**SUPPLIED DATA:**

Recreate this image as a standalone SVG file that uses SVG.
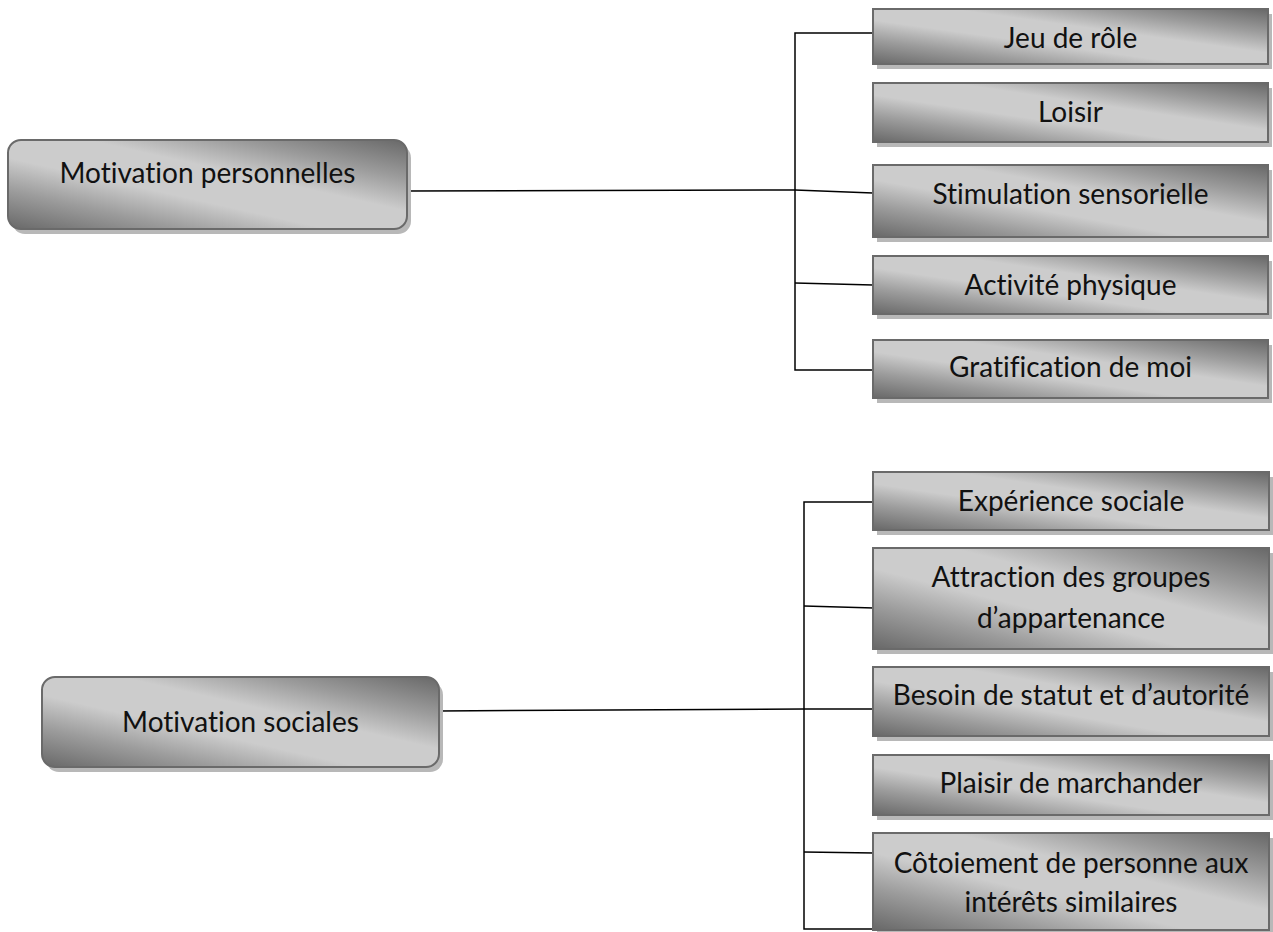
<svg xmlns="http://www.w3.org/2000/svg" width="1273" height="932" viewBox="0 0 1273 932">
  <defs>
    <!-- brushed-metal fill: dark at bottom-left and top-right, light along the diagonal -->
    <linearGradient id="chrome" x1="0" y1="1" x2="1" y2="0">
      <stop offset="0" stop-color="#686868"/>
      <stop offset="0.22" stop-color="#9c9c9c"/>
      <stop offset="0.40" stop-color="#cccccc"/>
      <stop offset="0.60" stop-color="#cccccc"/>
      <stop offset="0.78" stop-color="#9c9c9c"/>
      <stop offset="1" stop-color="#686868"/>
    </linearGradient>
    <style>
      .shadow { fill: #b8b8b8; }
      .box { fill: url(#chrome); stroke: #6a6a6a; stroke-width: 2; }
      .label { font-family: Lato, "Liberation Sans", sans-serif; font-size: 28px; fill: #111111; text-anchor: middle; font-variant-ligatures: none; }
      .link { fill: none; stroke: #000000; stroke-width: 1.5; }
    </style>
  </defs>

  <rect width="1273" height="932" fill="#ffffff"/>

  <!-- connectors -->
  <g id="connectors">
    <!-- personal motivations -->
    <polyline class="link" points="407,191 795,190 873,193"/>
    <polyline class="link" points="873,33 795,33 795,370 873,370"/>
    <line class="link" x1="795" y1="283" x2="873" y2="285"/>
    <!-- social motivations -->
    <polyline class="link" points="439,711 804,709 874,709"/>
    <polyline class="link" points="874,502 804,502 804,929 874,929"/>
    <line class="link" x1="804" y1="606" x2="874" y2="608"/>
    <line class="link" x1="804" y1="852" x2="874" y2="853"/>
  </g>

  <!-- root nodes -->
  <g id="motivation-personnelles">
    <rect class="shadow" x="12" y="145" width="399" height="89" rx="13"/>
    <rect class="box" x="8" y="140" width="399" height="89" rx="13"/>
    <text class="label" x="207.5" y="183">Motivation personnelles</text>
  </g>
  <g id="motivation-sociales">
    <rect class="shadow" x="46" y="682" width="397" height="90" rx="13"/>
    <rect class="box" x="42" y="677" width="397" height="90" rx="13"/>
    <text class="label" x="240.5" y="732">Motivation sociales</text>
  </g>

  <!-- personal motivation items -->
  <g id="jeu-de-role">
    <rect class="shadow" x="877" y="14" width="395" height="55"/>
    <rect class="box" x="873" y="9" width="395" height="55"/>
    <text class="label" x="1070.5" y="48">Jeu de rôle</text>
  </g>
  <g id="loisir">
    <rect class="shadow" x="877" y="88" width="395" height="59"/>
    <rect class="box" x="873" y="83" width="395" height="59"/>
    <text class="label" x="1070.5" y="122">Loisir</text>
  </g>
  <g id="stimulation-sensorielle">
    <rect class="shadow" x="877" y="170" width="395" height="72"/>
    <rect class="box" x="873" y="165" width="395" height="72"/>
    <text class="label" x="1070.5" y="204">Stimulation sensorielle</text>
  </g>
  <g id="activite-physique">
    <rect class="shadow" x="877" y="261" width="395" height="58"/>
    <rect class="box" x="873" y="256" width="395" height="58"/>
    <text class="label" x="1070.5" y="295">Activité physique</text>
  </g>
  <g id="gratification-de-moi">
    <rect class="shadow" x="877" y="345" width="395" height="58"/>
    <rect class="box" x="873" y="340" width="395" height="58"/>
    <text class="label" x="1070.5" y="377">Gratification de moi</text>
  </g>

  <!-- social motivation items -->
  <g id="experience-sociale">
    <rect class="shadow" x="877" y="477" width="396" height="58"/>
    <rect class="box" x="873" y="472" width="396" height="58"/>
    <text class="label" x="1071" y="511">Expérience sociale</text>
  </g>
  <g id="attraction-groupes">
    <rect class="shadow" x="877" y="553" width="396" height="101"/>
    <rect class="box" x="873" y="548" width="396" height="101"/>
    <text class="label" x="1071" y="587">Attraction des groupes</text>
    <text class="label" x="1071" y="628">d’appartenance</text>
  </g>
  <g id="besoin-statut">
    <rect class="shadow" x="877" y="672" width="396" height="69"/>
    <rect class="box" x="873" y="667" width="396" height="69"/>
    <text class="label" x="1071" y="705">Besoin de statut et d’autorité</text>
  </g>
  <g id="plaisir-marchander">
    <rect class="shadow" x="877" y="760" width="396" height="60"/>
    <rect class="box" x="873" y="755" width="396" height="60"/>
    <text class="label" x="1071" y="793">Plaisir de marchander</text>
  </g>
  <g id="cotoiement">
    <rect class="shadow" x="877" y="838" width="396" height="97"/>
    <rect class="box" x="873" y="833" width="396" height="97"/>
    <text class="label" x="1071" y="873">Côtoiement de personne aux</text>
    <text class="label" x="1071" y="912">intérêts similaires</text>
  </g>
</svg>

**BRIEF:**
Output the data above without changes, apart from leaving out the pictures.

**WRITTEN REPLY:**
Recreate this image as a standalone SVG file that uses SVG.
<svg xmlns="http://www.w3.org/2000/svg" width="1273" height="932" viewBox="0 0 1273 932">
  <defs>
    <!-- brushed-metal fill: dark at bottom-left and top-right, light along the diagonal -->
    <linearGradient id="chrome" x1="0" y1="1" x2="1" y2="0">
      <stop offset="0" stop-color="#686868"/>
      <stop offset="0.22" stop-color="#9c9c9c"/>
      <stop offset="0.40" stop-color="#cccccc"/>
      <stop offset="0.60" stop-color="#cccccc"/>
      <stop offset="0.78" stop-color="#9c9c9c"/>
      <stop offset="1" stop-color="#686868"/>
    </linearGradient>
    <style>
      .shadow { fill: #b8b8b8; }
      .box { fill: url(#chrome); stroke: #6a6a6a; stroke-width: 2; }
      .label { font-family: Lato, "Liberation Sans", sans-serif; font-size: 28px; fill: #111111; text-anchor: middle; font-variant-ligatures: none; }
      .link { fill: none; stroke: #000000; stroke-width: 1.5; }
    </style>
  </defs>

  <rect width="1273" height="932" fill="#ffffff"/>

  <!-- connectors -->
  <g id="connectors">
    <!-- personal motivations -->
    <polyline class="link" points="407,191 795,190 873,193"/>
    <polyline class="link" points="873,33 795,33 795,370 873,370"/>
    <line class="link" x1="795" y1="283" x2="873" y2="285"/>
    <!-- social motivations -->
    <polyline class="link" points="439,711 804,709 874,709"/>
    <polyline class="link" points="874,502 804,502 804,929 874,929"/>
    <line class="link" x1="804" y1="606" x2="874" y2="608"/>
    <line class="link" x1="804" y1="852" x2="874" y2="853"/>
  </g>

  <!-- root nodes -->
  <g id="motivation-personnelles">
    <rect class="shadow" x="12" y="145" width="399" height="89" rx="13"/>
    <rect class="box" x="8" y="140" width="399" height="89" rx="13"/>
    <text class="label" x="207.5" y="183">Motivation personnelles</text>
  </g>
  <g id="motivation-sociales">
    <rect class="shadow" x="46" y="682" width="397" height="90" rx="13"/>
    <rect class="box" x="42" y="677" width="397" height="90" rx="13"/>
    <text class="label" x="240.5" y="732">Motivation sociales</text>
  </g>

  <!-- personal motivation items -->
  <g id="jeu-de-role">
    <rect class="shadow" x="877" y="14" width="395" height="55"/>
    <rect class="box" x="873" y="9" width="395" height="55"/>
    <text class="label" x="1070.5" y="48">Jeu de rôle</text>
  </g>
  <g id="loisir">
    <rect class="shadow" x="877" y="88" width="395" height="59"/>
    <rect class="box" x="873" y="83" width="395" height="59"/>
    <text class="label" x="1070.5" y="122">Loisir</text>
  </g>
  <g id="stimulation-sensorielle">
    <rect class="shadow" x="877" y="170" width="395" height="72"/>
    <rect class="box" x="873" y="165" width="395" height="72"/>
    <text class="label" x="1070.5" y="204">Stimulation sensorielle</text>
  </g>
  <g id="activite-physique">
    <rect class="shadow" x="877" y="261" width="395" height="58"/>
    <rect class="box" x="873" y="256" width="395" height="58"/>
    <text class="label" x="1070.5" y="295">Activité physique</text>
  </g>
  <g id="gratification-de-moi">
    <rect class="shadow" x="877" y="345" width="395" height="58"/>
    <rect class="box" x="873" y="340" width="395" height="58"/>
    <text class="label" x="1070.5" y="377">Gratification de moi</text>
  </g>

  <!-- social motivation items -->
  <g id="experience-sociale">
    <rect class="shadow" x="877" y="477" width="396" height="58"/>
    <rect class="box" x="873" y="472" width="396" height="58"/>
    <text class="label" x="1071" y="511">Expérience sociale</text>
  </g>
  <g id="attraction-groupes">
    <rect class="shadow" x="877" y="553" width="396" height="101"/>
    <rect class="box" x="873" y="548" width="396" height="101"/>
    <text class="label" x="1071" y="587">Attraction des groupes</text>
    <text class="label" x="1071" y="628">d’appartenance</text>
  </g>
  <g id="besoin-statut">
    <rect class="shadow" x="877" y="672" width="396" height="69"/>
    <rect class="box" x="873" y="667" width="396" height="69"/>
    <text class="label" x="1071" y="705">Besoin de statut et d’autorité</text>
  </g>
  <g id="plaisir-marchander">
    <rect class="shadow" x="877" y="760" width="396" height="60"/>
    <rect class="box" x="873" y="755" width="396" height="60"/>
    <text class="label" x="1071" y="793">Plaisir de marchander</text>
  </g>
  <g id="cotoiement">
    <rect class="shadow" x="877" y="838" width="396" height="97"/>
    <rect class="box" x="873" y="833" width="396" height="97"/>
    <text class="label" x="1071" y="873">Côtoiement de personne aux</text>
    <text class="label" x="1071" y="912">intérêts similaires</text>
  </g>
</svg>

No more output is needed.